Media Advisory: Jan. 22 UC Irvine Law Conference "Bend or Break - Tailoring the Patent System to Promote Innovation"
WHAT: This one-day conference, presented by UC Irvine School of Law in coordination with the Federal Bar Association/Orange County Chapter, will consider technology and innovation policy related to the U.S. patent system. The patent system has been the subject of several recent critical appraisals. The conference will consider current legislative proposals for patent reform, the role of the Patent Office, the role of the court system, and substantive changes in patent law that address such critiques. Consideration of these topics will be structured around commentary and discussion of the recent book, The Patent Crisis and How the Courts Can Solve It (Prof. Dan Burk and Prof. Mark Lemley, University of Chicago Press, 2009).
WHO: Judge Randall Rader of the U.S. Court of Appeals for the Federal Circuit, who is slated to become the next chief judge of the Federal Circuit, will speak about the triumphs and failures of the U.S. patent system. Other presentations by nationally and internationally recognized scholars from law, business, and economics will consider historical, doctrinal, comparative, and empirical perspectives.
WHEN: Friday, Jan. 22, 2010, 8:30 a.m. to 5:00 p.m., reception to follow.
WHERE: UC Irvine, Beckman Center of the National Academies of Sciences and Engineering, 100 Academy, Irvine, CA 92617. Directions and parking information.
REGISTRATION: $200 general; $75 students and faculty. Eight hours of MCLE credit are available through UC Irvine Extension, an approved State Bar of California CLE provider. To register: law.uci.edu/bend_or_break.html
MEDIA CONTACT: Rex Bossert, assistant dean for communications and public affairs, firstname.lastname@example.org, (949) 824-3063.

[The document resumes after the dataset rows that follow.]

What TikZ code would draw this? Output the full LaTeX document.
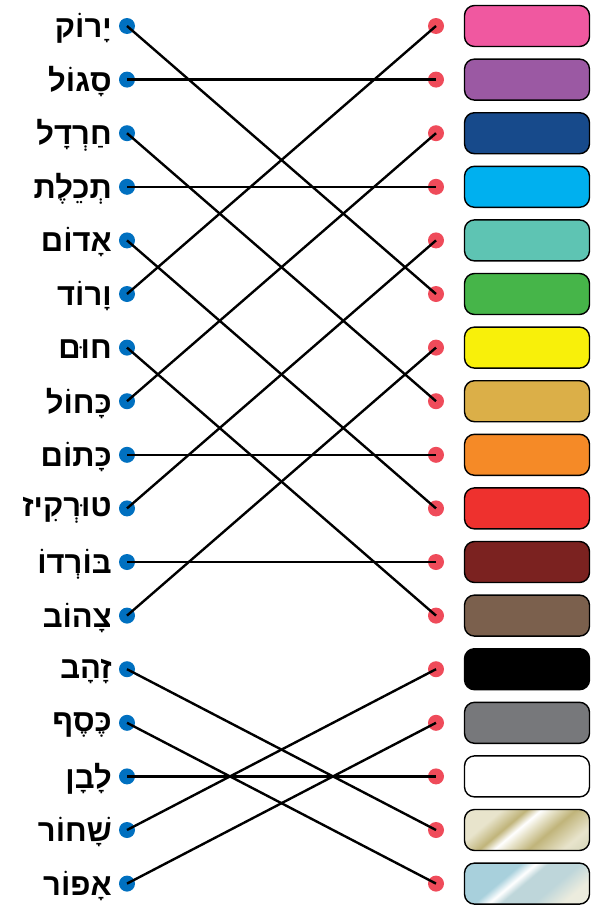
\documentclass[tikz,border=0pt]{standalone}
\usepackage{fontspec}
\newfontfamily\hebfont[Script=Hebrew]{Liberation Sans}
\TeXXeTstate=1
\usetikzlibrary{positioning}
\usepackage{xcolor}
\definecolor{dotBlue}{RGB}{0, 112, 192}
\definecolor{dotRed}{RGB}{239, 75, 90}
\definecolor{cPink}{RGB}{240, 88, 160}
\definecolor{cPurple}{RGB}{155, 89, 163}
\definecolor{cNavy}{RGB}{23, 74, 139}
\definecolor{cSky}{RGB}{0, 176, 239}
\definecolor{cTurq}{RGB}{94, 196, 179}
\definecolor{cGreen}{RGB}{70, 181, 73}
\definecolor{cYellow}{RGB}{248, 240, 10}
\definecolor{cMustard}{RGB}{219, 175, 72}
\definecolor{cOrange}{RGB}{245, 138, 39}
\definecolor{cRed}{RGB}{238, 49, 46}
\definecolor{cBordeaux}{RGB}{123, 34, 32}
\definecolor{cBrown}{RGB}{123, 96, 77}
\definecolor{cGray}{RGB}{119, 120, 123}
\definecolor{gCream}{RGB}{232, 228, 204}
\definecolor{gKhaki}{RGB}{192, 180, 122}
\definecolor{gSage}{RGB}{184, 192, 156}
\definecolor{sBlue}{RGB}{168, 208, 220}
\definecolor{sMist}{RGB}{190, 214, 218}
\definecolor{sCream}{RGB}{236, 236, 222}
\pgfdeclarehorizontalshading{goldsh}{100bp}{color(0bp)=(gCream); color(30bp)=(gCream); color(40bp)=(gKhaki); color(46bp)=(white); color(51bp)=(gCream); color(60bp)=(gKhaki); color(74bp)=(gCream); color(100bp)=(gSage)}
\pgfdeclarehorizontalshading{silversh}{100bp}{color(0bp)=(sBlue); color(38bp)=(sBlue); color(44bp)=(white); color(49bp)=(sMist); color(62bp)=(sMist); color(74bp)=(sCream); color(82bp)=(sCream); color(100bp)=(sBlue)}

\begin{document}
\begin{tikzpicture}[x=1pt, y=-1pt,
  word/.style={anchor=east, inner sep=0pt, font=\hebfont\bfseries\fontsize{31}{31}\selectfont},
  ldot/.style={circle, fill=dotBlue, minimum size=16pt, inner sep=0pt},
  rdot/.style={circle, fill=dotRed, minimum size=16pt, inner sep=0pt},
  swatch/.style={draw=black, line width=1.4pt, rounded corners=10pt, minimum width=125pt, minimum height=41pt, inner sep=0pt},
  link/.style={line width=2.4pt, black}]
  \useasboundingbox (0,0) rectangle (591,910);
  % words and left dots
  \foreach \w [count=\i from 0] in {יָרוֹק, סָגוֹל, חַרְדָל, תְכֵלֶת, אָדוֹם, וָרוֹד, חוּם, כָּחוֹל, כָּתוֹם, טוּרְקִיז, בּוֹרְדוֹ, צָהוֹב, זָהָב, כֶּסֶף, לָבָן, שָׁחוֹר, אָפוֹר} {
    \node[word] (W\i) at (112, 28+53.6*\i) {\beginR\w\endR};
    \node[ldot] (L\i) at (127, 26+53.6*\i) {};
  }
  % swatches and right dots
  \foreach \c [count=\i from 0] in {cPink, cPurple, cNavy, cSky, cTurq, cGreen, cYellow, cMustard, cOrange, cRed, cBordeaux, cBrown, black, cGray, white} {
    \node[rdot] (R\i) at (436, 26+53.6*\i) {};
    \node[swatch, fill=\c] (S\i) at (527, 26+53.6*\i) {};
  }
  \node[rdot] (R15) at (436, 26+53.6*15) {};
  \node[swatch, shade, shading=goldsh, shading angle=-50] (S15) at (527, 26+53.6*15) {};
  \node[rdot] (R16) at (436, 26+53.6*16) {};
  \node[swatch, shade, shading=silversh, shading angle=-50] (S16) at (527, 26+53.6*16) {};
  % matching lines
  \foreach \a/\b in {0/5, 1/1, 2/7, 3/3, 4/9, 5/0, 6/11, 7/2, 8/8, 9/4, 10/10, 11/6, 12/15, 13/16, 14/14, 15/12, 16/13}
    \draw[link] (L\a.center) -- (R\b.center);
\end{tikzpicture}
\end{document}
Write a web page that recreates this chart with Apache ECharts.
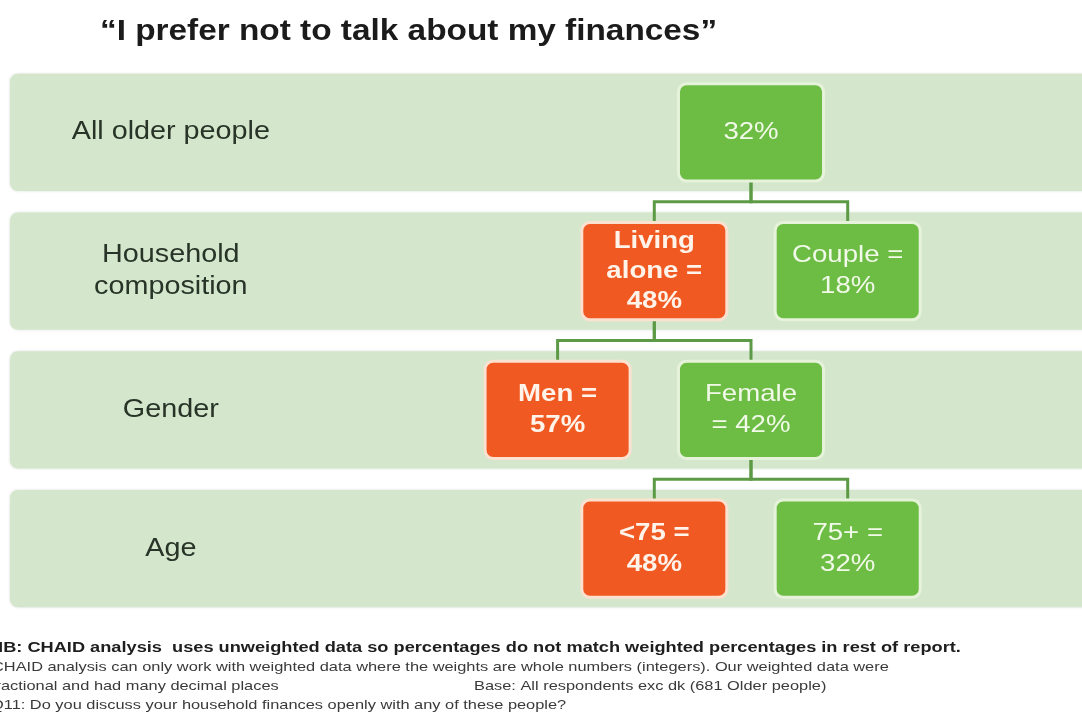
<!DOCTYPE html>
<html>
<head>
<meta charset="utf-8">
<script src="https://cdn.jsdelivr.net/npm/echarts@6.0.0/dist/echarts.min.js"></script>
<style>
  html, body { margin: 0; padding: 0; background: #ffffff; }
  #chart { width: 1082px; height: 719px; }
</style>
</head>
<body>
<div id="chart"></div>
<script>
// Splitting variable shown on each row of the CHAID tree
const rowLabels = ['All older people', 'Household\ncomposition', 'Gender', 'Age'];

// Tree nodes: caption, % who prefer not to talk about finances, parent node, above-average flag
const nodeCaptions = ['', 'Living\nalone =\n', 'Couple =\n', 'Men =\n', 'Female\n= ', '<75 =\n', '75+ =\n'];
const nodeValues = [32, 48, 18, 57, 42, 48, 32];
const nodeParents = [-1, 0, 0, 1, 1, 4, 4];
const nodeHigh = [false, true, false, true, false, true, false];

const titleText = '\u201CI prefer not to talk about my finances\u201D';
const noteBold = 'NB: CHAID analysis  uses unweighted data so percentages do not match weighted percentages in rest of report.';
const noteLines = [
  'CHAID analysis can only work with weighted data where the weights are whole numbers (integers). Our weighted data were',
  'fractional and had many decimal places',
  'Q11: Do you discuss your household finances openly with any of these people?'
];
const noteBase = 'Base: All respondents exc dk (681 Older people)';

// ---- tree layout: depth = row, column = parent column +/- 1 per sibling ----
const depth = [], column = [];
nodeParents.forEach((p, i) => {
  if (p < 0) { depth[i] = 0; column[i] = 0; return; }
  const siblings = nodeParents.map((q, j) => q === p ? j : -1).filter(j => j >= 0);
  const k = siblings.indexOf(i);
  depth[i] = depth[p] + 1;
  column[i] = column[p] + (k - (siblings.length - 1) / 2) * 2;
});

const STRETCH = 1.15;
const NOTE_STRETCH = 1.26;
const FONT = '"Liberation Sans", Arial, sans-serif';
const GREEN = '#6dbd45', ORANGE = '#f05a22', BAND = '#d4e7cc', LINK = '#5c9a46';
const NODE_W = 1.5, NODE_H = 0.70, BAND_H = 0.845;

function note(text, x, y, bold) {
  return {
    type: 'text', x: x, y: y, scaleX: bold ? 1.30 : NOTE_STRETCH,
    style: { text: text, x: 0, y: 0, textAlign: 'left', textVerticalAlign: 'middle',
             font: (bold ? 'bold 14px ' : '13px ') + FONT, fill: bold ? '#1e1e1e' : '#3a3a3a' }
  };
}

const chart = echarts.init(document.getElementById('chart'), null, { renderer: 'canvas' });

chart.setOption({
  animation: false,
  backgroundColor: '#ffffff',
  grid: { left: 10, right: 0, top: 63, bottom: 101 },
  xAxis: { type: 'value', min: -7.663, max: 3.423, show: false },
  yAxis: { type: 'category', data: rowLabels, inverse: true, show: false },
  graphic: [
    { type: 'text', x: 100, y: 32, scaleX: STRETCH,
      style: { text: titleText, x: 0, y: 0, textAlign: 'left', textVerticalAlign: 'middle',
               font: 'bold 29px ' + FONT, fill: '#1b1b1b' } },
    note(noteBold, -10, 648, true),
    note(noteLines[0], -8, 667, false),
    note(noteLines[1], -9, 686, false),
    note(noteBase, 474, 686, false),
    note(noteLines[2], -9, 705, false)
  ],
  series: [
    {
      // background band for each row, with the row's variable name
      type: 'custom',
      z: 1,
      silent: true,
      data: rowLabels.map((_, r) => [-6, r]),
      renderItem: function (params, api) {
        const c = api.coord([api.value(0), api.value(1)]);
        const h = api.size([0, 1])[1] * BAND_H;
        const cs = params.coordSys;
        return {
          type: 'group',
          children: [
            { type: 'rect', shape: { x: cs.x, y: c[1] - h / 2, width: cs.width + 12, height: h, r: 8 },
              style: { fill: BAND, shadowBlur: 3, shadowColor: 'rgba(60,90,50,0.18)' } },
            { type: 'text', x: c[0], y: c[1], scaleX: STRETCH,
              style: { text: rowLabels[params.dataIndex], x: 0, y: 0, textAlign: 'center',
                       textVerticalAlign: 'middle', font: '25px ' + FONT, fill: '#283428', lineHeight: 32 } }
          ]
        };
      }
    },
    {
      // elbow connectors from each parent node to its children
      type: 'custom',
      z: 2,
      silent: true,
      data: nodeParents.map((p, i) => p < 0 ? null : [column[i], depth[i], column[p], depth[p]]).filter(d => d),
      renderItem: function (params, api) {
        const c = api.coord([api.value(0), api.value(1)]);
        const p = api.coord([api.value(2), api.value(3)]);
        const nh = api.size([0, 1])[1] * NODE_H;
        const top = c[1] - nh / 2, bottom = p[1] + nh / 2, mid = (top + bottom) / 2;
        return {
          type: 'polyline',
          shape: { points: [[p[0], bottom], [p[0], mid], [c[0], mid], [c[0], top]] },
          style: { stroke: LINK, lineWidth: 3, fill: null }
        };
      }
    },
    {
      // tree nodes
      type: 'custom',
      z: 3,
      silent: true,
      data: nodeValues.map((v, i) => [column[i], depth[i], v, i]),
      renderItem: function (params, api) {
        const i = api.value(3);
        const c = api.coord([api.value(0), api.value(1)]);
        const w = api.size([NODE_W, 0])[0];
        const h = api.size([0, 1])[1] * NODE_H;
        const high = nodeHigh[i];
        const label = nodeCaptions[i] + api.value(2) + '%';
        const lines = label.split('\n').length;
        return {
          type: 'group',
          children: [
            { type: 'rect', shape: { x: c[0] - w / 2, y: c[1] - h / 2, width: w, height: h, r: 8 },
              style: { fill: high ? ORANGE : GREEN, stroke: high ? '#fbe1d0' : '#e6f3da', lineWidth: 3 } },
            { type: 'text', x: c[0], y: c[1], scaleX: STRETCH,
              style: { text: label, x: 0, y: 0,
                       textAlign: 'center', textVerticalAlign: 'middle',
                       font: (high ? 'bold ' : '') + '24px ' + FONT,
                       lineHeight: lines > 2 ? 30 : 31,
                       fill: high ? '#fff3ea' : '#f1f9e8' } }
          ]
        };
      }
    }
  ]
});
</script>
</body>
</html>
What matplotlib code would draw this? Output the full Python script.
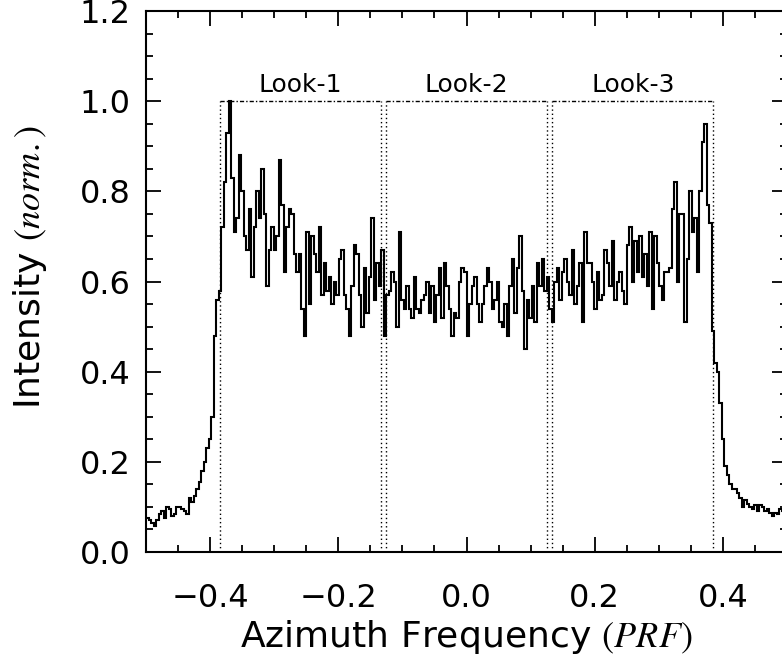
import numpy as np
import matplotlib
matplotlib.use('Agg')
import matplotlib.pyplot as plt

# azimuth spectrum (256 bins from -0.5 to 0.5 PRF)
left_tail = [0.075, 0.07, 0.065, 0.058, 0.07, 0.085, 0.09, 0.075, 0.10, 0.095,
             0.08, 0.085, 0.10, 0.10, 0.095, 0.09, 0.085, 0.12, 0.11, 0.125,
             0.14, 0.155, 0.18, 0.20, 0.23, 0.25, 0.30, 0.48, 0.56, 0.58]
look1_part = [0.72, 0.82, 0.93, 1.00, 0.83, 0.71, 0.74, 0.88, 0.80, 0.70,
              0.67, 0.76, 0.61, 0.72, 0.80, 0.74, 0.85, 0.75, 0.59, 0.67,
              0.72, 0.67, 0.70, 0.87, 0.77, 0.62, 0.72, 0.76, 0.75, 0.66,
              0.62, 0.66, 0.54, 0.48, 0.71, 0.55, 0.70, 0.66, 0.62, 0.72,
              0.57, 0.64, 0.58, 0.61, 0.55, 0.60, 0.57, 0.65, 0.67, 0.57,
              0.54, 0.48, 0.59, 0.68, 0.66, 0.57, 0.50, 0.63, 0.53, 0.61,
              0.74, 0.56, 0.64, 0.59, 0.67, 0.48]
look2_part = [0.57, 0.58, 0.62, 0.60, 0.50, 0.71, 0.56, 0.54, 0.59, 0.54,
              0.52, 0.61, 0.54, 0.53, 0.56, 0.57, 0.60, 0.53, 0.59, 0.51,
              0.57, 0.63, 0.52, 0.64, 0.59, 0.54, 0.48, 0.53, 0.52, 0.60,
              0.63, 0.62, 0.48, 0.55, 0.59, 0.61, 0.55, 0.51, 0.55, 0.59,
              0.63, 0.60, 0.54, 0.56, 0.60, 0.51, 0.50, 0.55, 0.48, 0.59,
              0.65, 0.53, 0.63, 0.70, 0.58, 0.45, 0.56, 0.52, 0.59, 0.51,
              0.64, 0.59, 0.65, 0.58]
look3_part = [0.61, 0.54, 0.51, 0.60, 0.63, 0.56, 0.62, 0.65, 0.60, 0.57,
              0.67, 0.55, 0.59, 0.64, 0.51, 0.71, 0.64, 0.64, 0.60, 0.54,
              0.62, 0.56, 0.57, 0.67, 0.64, 0.59, 0.69, 0.56, 0.60, 0.62,
              0.58, 0.55, 0.68, 0.72, 0.60, 0.69, 0.62, 0.70, 0.61, 0.66,
              0.59, 0.71, 0.54, 0.70, 0.64, 0.59, 0.56, 0.62, 0.62, 0.63,
              0.76, 0.82, 0.60, 0.75, 0.75, 0.51, 0.65, 0.80, 0.71, 0.74,
              0.62, 0.80, 0.91, 0.95, 0.77, 0.73, 0.49]
right_tail = [0.42, 0.40, 0.33, 0.25, 0.19, 0.17, 0.15, 0.14, 0.14, 0.13,
              0.12, 0.10, 0.115, 0.107, 0.10, 0.095, 0.105, 0.09, 0.105, 0.10,
              0.09, 0.095, 0.087, 0.08, 0.087, 0.084, 0.095, 0.09, 0.085]

# the three looks (start, end in PRF) and their names
look_start = [-0.385, -0.125, 0.134]
look_end = [-0.134, 0.125, 0.385]
look_names = ['Look-1', 'Look-2', 'Look-3']

intensity = left_tail + look1_part + look2_part + look3_part + right_tail
edges = np.linspace(-0.5, 0.5, len(intensity) + 1)

plt.rcParams['font.family'] = 'DejaVu Sans'
plt.rcParams['mathtext.fontset'] = 'stix'

fig = plt.figure(figsize=(7.82, 6.61), dpi=100)
ax = fig.add_axes([146 / 782, 109 / 661, 641 / 782, 541 / 661])

ax.stairs(intensity, edges, baseline=None, color='black', lw=1.5)

# look boxes: dotted sides, dash-dot top
for s, e, name in zip(look_start, look_end, look_names):
    ax.plot([s, s], [0, 1.0], color='black', lw=1.0, ls=(0, (1, 2)))
    ax.plot([e, e], [0, 1.0], color='black', lw=1.0, ls=(0, (1, 2)))
    ax.plot([s, e], [1.0, 1.0], color='black', lw=1.0, ls=(0, (3, 1.5, 1, 1.5)))
    ax.text((s + e) / 2, 1.02, name, ha='center', va='baseline', fontsize=18)

ax.set_xlim(-0.5, 0.5)
ax.set_ylim(0, 1.2)
ax.set_xticks([-0.4, -0.2, 0.0, 0.2, 0.4])
ax.set_yticks([0.0, 0.2, 0.4, 0.6, 0.8, 1.0, 1.2])
ax.set_xticks(np.arange(-0.5, 0.51, 0.05), minor=True)
ax.set_yticks(np.arange(0, 1.21, 0.05), minor=True)
fmt = matplotlib.ticker.FuncFormatter(lambda v, p: ('%.1f' % v).replace('-', '\u2212'))
ax.xaxis.set_major_formatter(fmt)
ax.yaxis.set_major_formatter(fmt)
ax.tick_params(which='both', direction='in', top=True, right=True, width=1.3, labelsize=23)
ax.tick_params(which='major', length=11)
ax.tick_params(which='minor', length=5)
ax.tick_params(axis='x', pad=22)
ax.tick_params(axis='y', pad=11)
for sp in ax.spines.values():
    sp.set_linewidth(1.5)

fig.text(466 / 782, 1 - 647 / 661, r'Azimuth Frequency $(\mathit{PRF})$', ha='center', va='baseline', fontsize=26)
fig.text(30 / 782, 1 - 125 / 661, r'Intensity $(\mathit{norm.})$', ha='center', va='top', rotation=90, fontsize=26)

plt.savefig('out.png', dpi=100)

ABOUT UC IRVINE SCHOOL OF LAW
UC Irvine School of Law seeks to create the ideal law school for the 21st century by doing the best job of training lawyers for the practice of law at the highest levels of the profession. Recruited from prestigious schools, the founding faculty has been ranked in the top 10 in a recent study. The inaugural class of students has median grades and LSAT scores comparable to those of classes at top 20 law schools. The student-faculty ratio is currently about 3:1, by far the best in the country. The law school’s innovative curriculum stresses hands-on learning, interdisciplinary study and public service.